Success, however, will depend on reducing production costs. Currently, the cost of production is significantly greater than for carbon fiber. Researchers at Kyoto University in Japan, however, have developed a manufacturing process that produces CNF at only one-third the cost of carbon fiber. This technology has now been incorporated into a Nippon Paper facility.
In the U.S., Mark Rudnicki, a professor of practice in forest biomaterials at Michigan Technological University speculates that it may not be long before a cars entire frame can be made from lignin-based carbon fiber.
Biomaterials for a Range of Products
While the use of cellulose fiber for clothing in the form of rayon has been around for around 150 years, it looks to be increasingly in fashion. Clothing manufacturers are attempting to decouple new clothing production from raw material extraction through the use of recycled materials. Fast fashion has become a sustainability concern, with 80% of clothing ending up in landfills.
Lenzing Group, a global specialty cellulose fiber producer, recently launched Refibra, an innovative fiber for clothing made from recycled cotton scraps and wood. The developers say it is the first cellulose fiber featuring recycled material to be offered on a commercial scale.
Biofuel Takes to the Air
And how about the possibility of an airplane made of high performance wood fiber (as per the discussion above) being fueled by wood-based jet fuel? Alaska Airlines made history last November, at least in the wood-based fuel category, by flying the first commercial flight using the worlds first renewable, alternative jet fuel made from the forest harvest residuals of managed forests in the Pacific Northwest. The alternative jet fuel was produced through the efforts of the Washington State University-led Northwest Advanced Renewables Alliance (NARA).

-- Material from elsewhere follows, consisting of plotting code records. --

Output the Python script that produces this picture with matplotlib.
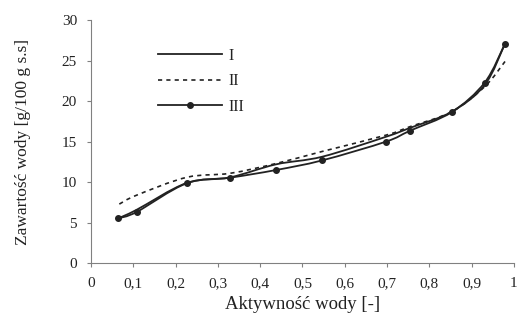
import matplotlib
matplotlib.use("Agg")
import matplotlib.pyplot as plt
from matplotlib.ticker import FuncFormatter, MultipleLocator
from matplotlib.path import Path
from matplotlib.patches import PathPatch
from matplotlib.lines import Line2D

plt.rcParams['font.family'] = ['Liberation Serif', 'DejaVu Serif']

aw = [0.065, 0.108, 0.226, 0.329, 0.437, 0.547, 0.697, 0.754, 0.853, 0.931, 0.979]
series_I = [5.55, 6.6, 9.9, 10.6, 12.2, 13.15, 15.6, 16.7, 18.7, 22.0, 27.1]
aw_II = [0.067, 0.108, 0.226, 0.329, 0.437, 0.547, 0.697, 0.754, 0.853, 0.931, 0.979]
series_II = [7.3, 8.4, 10.6, 11.1, 12.3, 13.8, 15.8, 16.85, 18.7, 21.8, 24.9]
series_III = [5.55, 6.33, 9.86, 10.56, 11.5, 12.7, 15.0, 16.35, 18.65, 22.3, 27.1]
labels = ["I", "II", "III"]
xlabel = "Aktywność wody [-]"
ylabel = "Zawartość wody [g/100 g s.s]"


def smooth_path(xs, ys):
    """Excel-like smoothed line: cubic Bezier segments through the data points."""
    n = len(xs)
    verts = [(xs[0], ys[0])]
    codes = [Path.MOVETO]
    for i in range(n - 1):
        x0, y0 = (xs[i - 1], ys[i - 1]) if i > 0 else (xs[i], ys[i])
        x1, y1 = xs[i], ys[i]
        x2, y2 = xs[i + 1], ys[i + 1]
        x3, y3 = (xs[i + 2], ys[i + 2]) if i + 2 < n else (x2, y2)
        c1 = (x1 + (x2 - x0) / 6, y1 + (y2 - y0) / 6)
        c2 = (x2 - (x3 - x1) / 6, y2 - (y3 - y1) / 6)
        verts += [c1, c2, (x2, y2)]
        codes += [Path.CURVE4] * 3
    return Path(verts, codes)


fig = plt.figure(figsize=(5.17, 3.25), dpi=100)
ax = fig.add_axes([0.176, 0.19, 0.818, 0.748])

col = "#222222"
styles = [
    dict(lw=1.3, ls="-"),
    dict(lw=1.2, ls=(0, (2.5, 2.5))),
    dict(lw=1.3, ls="-"),
]
data = [(aw, series_I), (aw_II, series_II), (aw, series_III)]
for (xs, ys), st in zip(data, styles):
    ax.add_patch(PathPatch(smooth_path(xs, ys), fill=False, edgecolor=col,
                           lw=st["lw"], ls=st["ls"], capstyle="butt"))
ax.plot(aw, series_III, ls="none", marker="o", ms=4, color=col)

handles = [
    Line2D([], [], color=col, lw=1.3),
    Line2D([], [], color=col, lw=1.2, ls=(0, (2.5, 2.5))),
    Line2D([], [], color=col, lw=1.3, marker="o", ms=4),
]

ax.set_xlim(0, 1)
ax.set_ylim(0, 30)
ax.xaxis.set_major_locator(MultipleLocator(0.1))
ax.yaxis.set_major_locator(MultipleLocator(5))
ax.xaxis.set_major_formatter(FuncFormatter(lambda v, p: ("%g" % round(v, 1)).replace(".", ",")))
for s in ["top", "right"]:
    ax.spines[s].set_visible(False)
for s in ["left", "bottom"]:
    ax.spines[s].set_color("#808080")
    ax.spines[s].set_linewidth(0.8)
ax.tick_params(direction="out", length=3, width=0.8, color="#808080", labelsize=11, labelcolor="#222222", pad=7)
ax.set_xlabel(xlabel, fontsize=13.5, color="#222222", labelpad=4)
ax.set_ylabel(ylabel, fontsize=12.5, color="#222222", labelpad=22)

leg = ax.legend(handles, labels, loc="upper left", bbox_to_anchor=(0.139, 0.92), frameon=False, fontsize=11.5,
                handlelength=4.0, handletextpad=0.45, labelspacing=0.6, borderpad=0)
for t in leg.get_texts():
    t.set_color("#222222")

fig.savefig("out.png", dpi=100)
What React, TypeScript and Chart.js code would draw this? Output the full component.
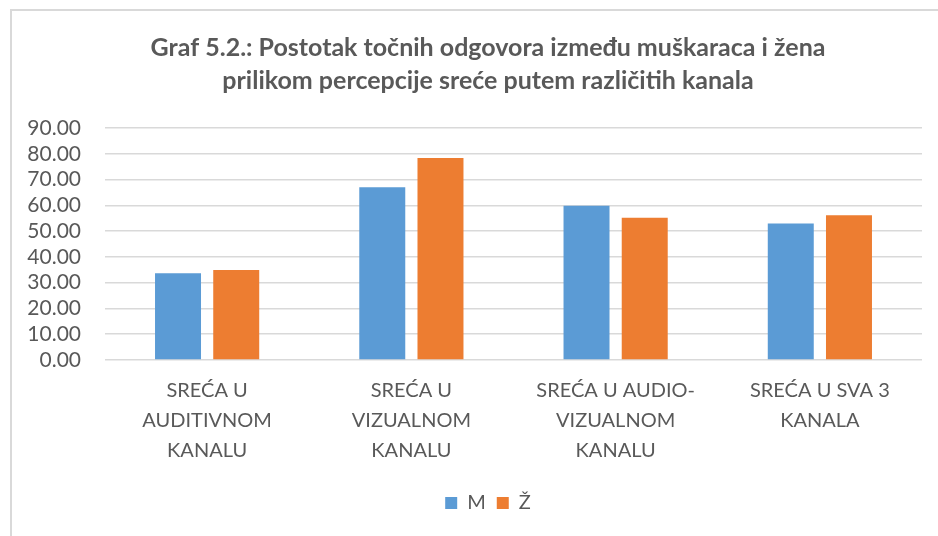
import React, { useEffect, useRef } from "react";
import { Chart, registerables } from "chart.js";

Chart.register(...registerables);

const categories: string[][] = [
  ["SREĆA U", "AUDITIVNOM", "KANALU"],
  ["SREĆA U", "VIZUALNOM", "KANALU"],
  ["SREĆA U AUDIO-", "VIZUALNOM", "KANALU"],
  ["SREĆA U SVA 3", "KANALA"],
];
const seriesM = [33.7, 67.0, 59.8, 53.0];
const seriesZ = [34.9, 78.4, 55.2, 56.2];
const titleLines = [
  "Graf 5.2.: Postotak točnih odgovora između muškaraca i žena",
  "prilikom percepcije sreće putem različitih kanala",
];

const FONT = "Lato, 'Open Sans', sans-serif";
const GREY = "#595959";

export default function App() {
  const ref = useRef<HTMLCanvasElement | null>(null);
  useEffect(() => {
    if (!ref.current) return;
    const chart = new Chart(ref.current, {
      type: "bar",
      data: {
        labels: categories,
        datasets: [
          { label: "M", data: seriesM, backgroundColor: "#5B9BD5", barPercentage: 0.79, categoryPercentage: 0.57 },
          { label: "Ž", data: seriesZ, backgroundColor: "#ED7D31", barPercentage: 0.79, categoryPercentage: 0.57 },
        ],
      },
      options: {
        responsive: false,
        animation: false,
        layout: { padding: { left: 0, right: 0, top: 0, bottom: 0 } },
        plugins: {
          title: {
            display: true,
            text: titleLines,
            color: GREY,
            font: { family: FONT, size: 25, weight: "bold", lineHeight: 1.32 },
            padding: { top: 20, bottom: 31 },
          },
          legend: {
            position: "bottom",
            labels: {
              color: GREY,
              font: { family: FONT, size: 20 },
              boxWidth: 12,
              boxHeight: 12,
              padding: 11,
            },
          },
          tooltip: { enabled: false },
        },
        scales: {
          x: {
            grid: { display: false, drawTicks: false },
            border: { display: false },
            ticks: {
              color: GREY,
              font: { family: FONT, size: 20, lineHeight: 1.5 },
              padding: 16,
              maxRotation: 0,
              autoSkip: false,
            },
          },
          y: {
            min: 0,
            max: 90,
            grid: { color: "#d9d9d9", lineWidth: 1.5, drawTicks: false },
            border: { display: false },
            ticks: {
              stepSize: 10,
              autoSkip: false,
              color: GREY,
              font: { family: FONT, size: 21 },
              padding: 24,
              callback: (v: any) => Number(v).toFixed(2),
            },
            afterFit: (scale: any) => {
              scale.width = 93;
            },
          },
          yRight: {
            position: "right",
            display: true,
            grid: { display: false, drawTicks: false },
            border: { display: false },
            ticks: { display: false },
            afterFit: (scale: any) => {
              scale.width = 42;
            },
          },
        },
      },
    });
    return () => chart.destroy();
  }, []);
  return (
    <div style={{ position: "fixed", left: 0, top: 0, width: 938, height: 536, overflow: "hidden", background: "#fff" }}>
      <div
        style={{
          position: "absolute",
          left: 10,
          top: 9,
          width: 952,
          height: 540,
          borderLeft: "2px solid #d9d9d9",
          borderTop: "2px solid #d9d9d9",
        }}
      >
        <canvas ref={ref} width={952} height={512} style={{ display: "block", width: 952, height: 512 }} />
      </div>
    </div>
  );
}
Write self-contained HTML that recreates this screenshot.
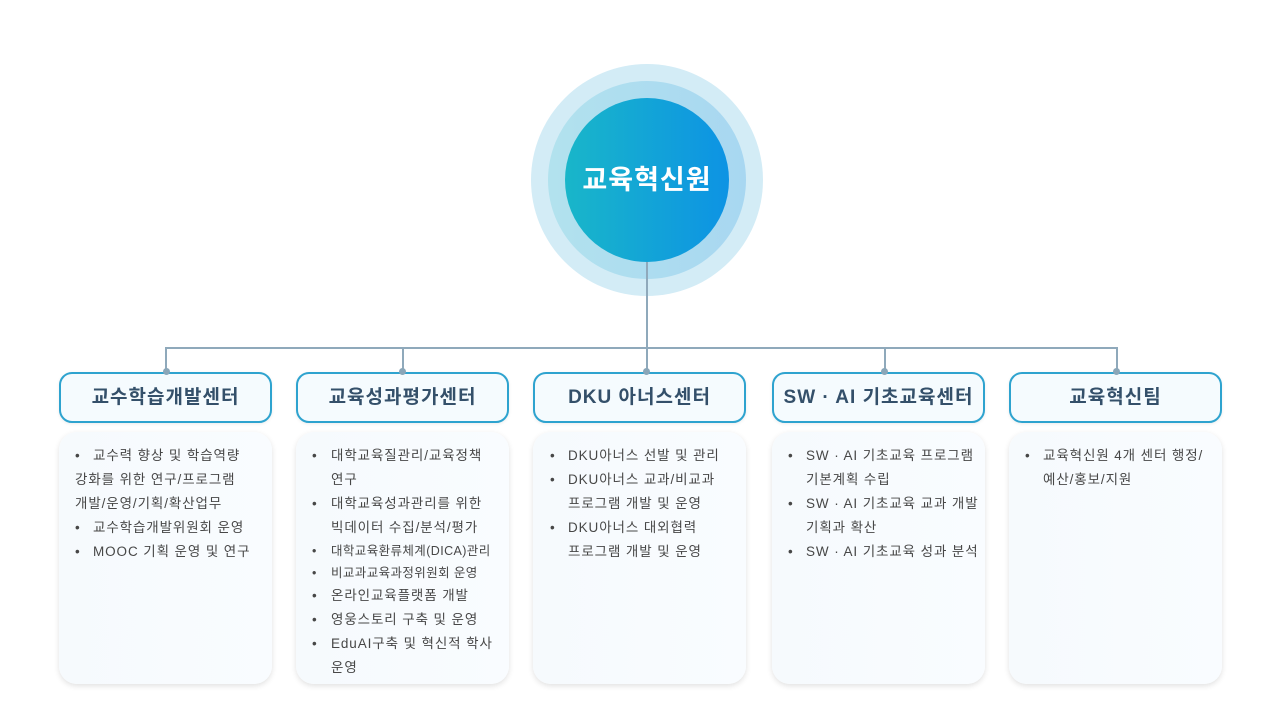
<!DOCTYPE html>
<html><head><meta charset="utf-8"><style>
*{margin:0;padding:0;box-sizing:border-box}
body{width:1280px;height:720px;background:#fff;position:relative;overflow:hidden;font-family:"Liberation Sans","Noto Sans CJK KR",sans-serif}
.a{position:absolute}
.c{border-radius:50%}
.hd{position:absolute;top:372px;width:213px;height:51px;border:2px solid #2ea3cf;border-radius:13px;background:#f5fbfe;color:#34506a;font-weight:bold;font-size:19px;letter-spacing:1px;text-align:center;line-height:47px;box-shadow:0 1px 3px rgba(0,0,0,.08)}
.bx{position:absolute;top:432px;width:213px;height:252px;border-radius:18px;background:linear-gradient(90deg,#f6fafd,#f9fcff);box-shadow:0 2px 6px rgba(0,0,0,.12)}
.l{position:absolute;height:20px;line-height:20px;font-size:13.5px;letter-spacing:0.9px;color:#474747;white-space:nowrap}
.s{font-size:12.5px;letter-spacing:0.4px}
.dot{position:absolute;width:7px;height:7px;border-radius:50%;background:#8aa6b8;top:368px}
.v{position:absolute;width:2px;background:#8fa9bb}
</style></head><body>
<div class="a c" style="left:531px;top:64px;width:232px;height:232px;background:#d3ecf6"></div>
<div class="a c" style="left:548px;top:81px;width:198px;height:198px;background:linear-gradient(90deg,#b2e2ee,#a8d7f1)"></div>
<div class="a c" style="left:565px;top:98px;width:164px;height:164px;background:linear-gradient(90deg,#19b6c9,#0d93e4);color:#fff;font-weight:bold;font-size:27px;letter-spacing:1px;text-align:center;line-height:164px">교육혁신원</div>
<div class="v" style="left:646px;top:262px;height:87px"></div>
<div class="a" style="left:165px;top:347px;width:953px;height:2px;background:#8fa9bb"></div>
<div class="v" style="left:165px;top:347px;height:25px"></div>
<div class="v" style="left:402px;top:347px;height:25px"></div>
<div class="v" style="left:646px;top:347px;height:25px"></div>
<div class="v" style="left:884px;top:347px;height:25px"></div>
<div class="v" style="left:1116px;top:347px;height:25px"></div>

<div class="hd" style="left:59px">교수학습개발센터</div>
<div class="hd" style="left:296px">교육성과평가센터</div>
<div class="hd" style="left:533px">DKU 아너스센터</div>
<div class="hd" style="left:772px">SW · AI 기초교육센터</div>
<div class="hd" style="left:1009px">교육혁신팀</div>
<div class="dot" style="left:163px"></div><div class="dot" style="left:399px"></div><div class="dot" style="left:643px"></div><div class="dot" style="left:881px"></div><div class="dot" style="left:1113px"></div>

<div class="bx" style="left:59px"></div>
<div class="bx" style="left:296px"></div>
<div class="bx" style="left:533px"></div>
<div class="bx" style="left:772px"></div>
<div class="bx" style="left:1009px"></div>

<!-- box1 -->
<div class="l" style="left:75px;top:446px">•</div><div class="l" style="left:93px;top:446px">교수력 향상 및 학습역량</div>
<div class="l" style="left:75px;top:470px">강화를 위한 연구/프로그램</div>
<div class="l" style="left:75px;top:494px">개발/운영/기획/확산업무</div>
<div class="l" style="left:75px;top:518px">•</div><div class="l" style="left:93px;top:518px">교수학습개발위원회 운영</div>
<div class="l" style="left:75px;top:542px">•</div><div class="l" style="left:93px;top:542px">MOOC 기획 운영 및 연구</div>
<!-- box2 -->
<div class="l" style="left:312px;top:446px">•</div><div class="l" style="left:331px;top:446px">대학교육질관리/교육정책</div>
<div class="l" style="left:331px;top:470px">연구</div>
<div class="l" style="left:312px;top:494px">•</div><div class="l" style="left:331px;top:494px">대학교육성과관리를 위한</div>
<div class="l" style="left:331px;top:518px">빅데이터 수집/분석/평가</div>
<div class="l s" style="left:312px;top:541px">•</div><div class="l s" style="left:331px;top:541px">대학교육환류체계(DICA)관리</div>
<div class="l s" style="left:312px;top:563px">•</div><div class="l s" style="left:331px;top:563px">비교과교육과정위원회 운영</div>
<div class="l" style="left:312px;top:586px">•</div><div class="l" style="left:331px;top:586px">온라인교육플랫폼 개발</div>
<div class="l" style="left:312px;top:610px">•</div><div class="l" style="left:331px;top:610px">영웅스토리 구축 및 운영</div>
<div class="l" style="left:312px;top:634px">•</div><div class="l" style="left:331px;top:634px">EduAI구축 및 혁신적 학사</div>
<div class="l" style="left:331px;top:658px">운영</div>
<!-- box3 -->
<div class="l" style="left:550px;top:446px">•</div><div class="l" style="left:568px;top:446px">DKU아너스 선발 및 관리</div>
<div class="l" style="left:550px;top:470px">•</div><div class="l" style="left:568px;top:470px">DKU아너스 교과/비교과</div>
<div class="l" style="left:568px;top:494px">프로그램 개발 및 운영</div>
<div class="l" style="left:550px;top:518px">•</div><div class="l" style="left:568px;top:518px">DKU아너스 대외협력</div>
<div class="l" style="left:568px;top:542px">프로그램 개발 및 운영</div>
<!-- box4 -->
<div class="l" style="left:788px;top:446px">•</div><div class="l" style="left:806px;top:446px">SW · AI 기초교육 프로그램</div>
<div class="l" style="left:806px;top:470px">기본계획 수립</div>
<div class="l" style="left:788px;top:494px">•</div><div class="l" style="left:806px;top:494px">SW · AI 기초교육 교과 개발</div>
<div class="l" style="left:806px;top:518px">기획과 확산</div>
<div class="l" style="left:788px;top:542px">•</div><div class="l" style="left:806px;top:542px">SW · AI 기초교육 성과 분석</div>
<!-- box5 -->
<div class="l" style="left:1025px;top:446px">•</div><div class="l" style="left:1043px;top:446px">교육혁신원 4개 센터 행정/</div>
<div class="l" style="left:1043px;top:470px">예산/홍보/지원</div>
</body></html>
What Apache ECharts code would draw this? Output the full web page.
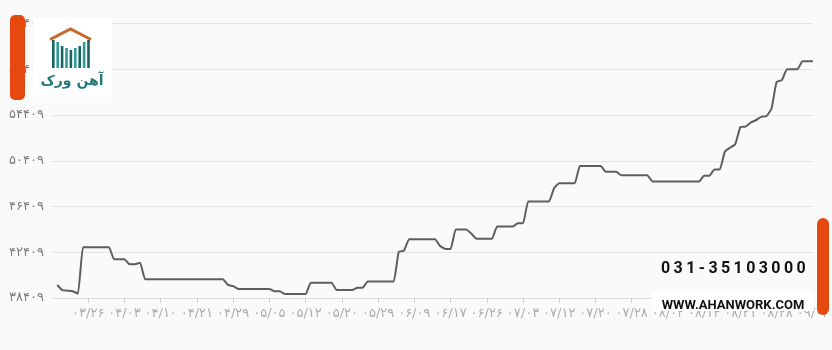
<!DOCTYPE html>
<html>
<head>
<meta charset="utf-8">
<script src="https://cdn.jsdelivr.net/npm/echarts@6/dist/echarts.min.js"></script>
<style>
  html, body { margin: 0; padding: 0; background: #fafafa; }
  #wrap { position: relative; width: 832px; height: 350px; }
  #main { width: 832px; height: 350px; }
  .phone {
    position: absolute; left: 661px; top: 259px;
    font: bold 16px Roboto, sans-serif; letter-spacing: 3.4px; color: #111;
    line-height: 18px; white-space: nowrap;
  }
</style>
</head>
<body>
<div id="wrap">
  <div id="main"></div>
  <div class="phone">031-35103000</div>
</div>
<script>
// tick labels shown every 7 trading days (Persian calendar, month/day)
const tickLabels = ['۰۳/۲۶', '۰۴/۰۳', '۰۴/۱۰', '۰۴/۲۱', '۰۴/۲۹', '۰۵/۰۵', '۰۵/۱۲',
  '۰۵/۲۰', '۰۵/۲۹', '۰۶/۰۹', '۰۶/۱۷', '۰۶/۲۶', '۰۷/۰۳', '۰۷/۱۲', '۰۷/۲۰',
  '۰۷/۲۸', '۰۸/۰۲', '۰۸/۱۴', '۰۸/۲۱', '۰۸/۲۸', '۰۹/۰۴'];
const labelStep = 7;

// price per trading day
const prices = ['-',
  39550, 39100, 39050, 39000, 38800,
  42850, 42850, 42850, 42850, 42850, 42850,
  41800, 41800, 41800, 41350, 41350, 41500,
  40050, 40050, 40050, 40050, 40050, 40050, 40050, 40050,
  40050, 40050, 40050, 40050, 40050, 40050, 40050, 40050,
  39550, 39450,
  39200, 39200, 39200, 39200, 39200, 39200, 39200,
  39000, 39000,
  38750, 38750, 38750, 38750, 38750,
  39750, 39750, 39750, 39750, 39750,
  39100, 39100, 39100, 39100, 39300, 39300,
  39850, 39850, 39850, 39850, 39850, 39850,
  42450, 42550,
  43550, 43550, 43550, 43550, 43550, 43550,
  42950, 42700, 42700,
  44400, 44400, 44400, 44050,
  43600, 43600, 43600, 43600,
  44650, 44650, 44650, 44650, 44950, 44950,
  46850, 46850, 46850, 46850, 46850,
  48000, 48450, 48450, 48450, 48450,
  49950, 49950, 49950, 49950, 49950,
  49450, 49450, 49450,
  49150, 49150, 49150, 49150, 49150, 49150,
  48600, 48600, 48600, 48600, 48600, 48600, 48600, 48600, 48600, 48600,
  49100, 49100, 49650, 49650,
  51200, 51550, 51850, 53350, 53400, 53750, 53950, 54250, 54300, 54950,
  57300, 57450, 58400, 58400, 58400, 59100, 59100, 59100];

const yMin = 38409, yMax = 62409, yStep = 4000;

const categories = prices.map((v, i) =>
  (i > 0 && i % labelStep === 0) ? tickLabels[i / labelStep - 1] : '');

const faDigits = '۰۱۲۳۴۵۶۷۸۹';
function toFa(n) {
  return String(n).replace(/\d/g, d => faDigits[d]);
}
const showIdx = (i) => i > 0 && i % labelStep === 0;

// building logo bars
const logoBars = [];
const barH = [28, 26, 22, 20, 18, 20, 22, 26, 28];
for (let k = 0; k < 9; k++) {
  logoBars.push({
    type: 'rect', z: 100,
    shape: { x: 52 + k * 4.4, y: 68 - barH[k], width: 2.6, height: barH[k] },
    style: { fill: k % 2 ? '#2b9c98' : '#176563' }
  });
}

let myChart = echarts.init(document.getElementById('main'));
let option = {
  backgroundColor: '#fafafa',
  animation: false,
  grid: { left: 52, right: 0, top: 23.5, bottom: 52 },
  xAxis: {
    type: 'category',
    data: categories,
    boundaryGap: false,
    axisLine: { lineStyle: { color: '#dcdcdc' } },
    axisTick: { interval: showIdx, length: 5, lineStyle: { color: '#cfcfcf' } },
    axisLabel: {
      interval: showIdx, color: '#acacac', fontSize: 13, margin: 9,
      fontFamily: 'DejaVu Sans'
    },
    splitLine: { show: false }
  },
  yAxis: {
    type: 'value',
    min: yMin,
    max: yMax,
    interval: yStep,
    axisLine: { show: false },
    axisTick: { show: false },
    splitLine: { lineStyle: { color: '#e4e4e4' } },
    axisLabel: {
      formatter: toFa, color: '#7d7d7d', fontSize: 13, margin: 8,
      fontFamily: 'DejaVu Sans'
    }
  },
  series: [{
    type: 'line',
    data: prices,
    showSymbol: false,
    smooth: 0.15,
    lineStyle: { color: '#5e5e5e', width: 2 }
  }],
  graphic: [
    { type: 'rect', z: 100, shape: { x: 10, y: 15, width: 15, height: 85, r: 5 },
      style: { fill: '#e5490f' } },
    { type: 'rect', z: 100, shape: { x: 33, y: 18, width: 79, height: 79 },
      style: { fill: '#ffffff' } },
    { type: 'polyline', z: 100, shape: { points: [[50, 39.5], [70.5, 29], [91, 39.5]] },
      style: { stroke: '#c8692c', lineWidth: 3, fill: null } },
    ...logoBars,
    { type: 'text', z: 100, x: 72, y: 81,
      style: { text: 'آهن ورک', fill: '#1f7a78', font: 'bold 14px "DejaVu Sans"',
        align: 'center', verticalAlign: 'middle' } },
    { type: 'rect', z: 100, shape: { x: 652, y: 291, width: 162, height: 20 },
      style: { fill: '#ffffff' } },
    { type: 'text', z: 100, x: 733, y: 306,
      style: { text: 'WWW.AHANWORK.COM', fill: '#111', font: 'bold 13px Roboto',
        align: 'center', verticalAlign: 'middle' } },
    { type: 'rect', z: 100, shape: { x: 817, y: 218, width: 12, height: 97, r: 6 },
      style: { fill: '#e5490f' } }
  ]
};
myChart.setOption(option);
</script>
</body>
</html>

The flight from Seattle to Washington D.C. was powered by jet fuel containing 20% forest-derived isobutanol. The airline noted that the 1,080 gallons of biofuel used on the flight has a minimal impact on its overall greenhouse gas emissions, but if it could replace 20% of its entire fuel supply at Sea-Tac Airport, it would reduce greenhouse gas emissions by about 142,000 metric tons of CO2. This amount is equivalent to taking approximately 30,000 passenger vehicles off the road for one year.
Gevo, Inc., a NARA partner, successfully adapted its patented technologies to convert cellulosic sugars derived from wood waste into renewable isobutanol, which was then further converted into Gevos Alcohol-to-Jet (ATJ) fuel. Believed to be the worlds first alternative jet fuel produced from wood, the fuel meets international ASTM standards, allowing it to be used safely for commercial flights. The company hopes to be able to get the cost of its isobutanol down to $3.50 to $4.50 per gallon.
With global R&D taking place around the world, wood innovations continue to emerge at a staggering pace as researchers seek out new renewable products and materials. As always, however, commercial viability will depend on variables such as production costs and performance versus competing materials. The growth in the wood-based products market, however, should translate into greater interest in wood product manufacturing residuals.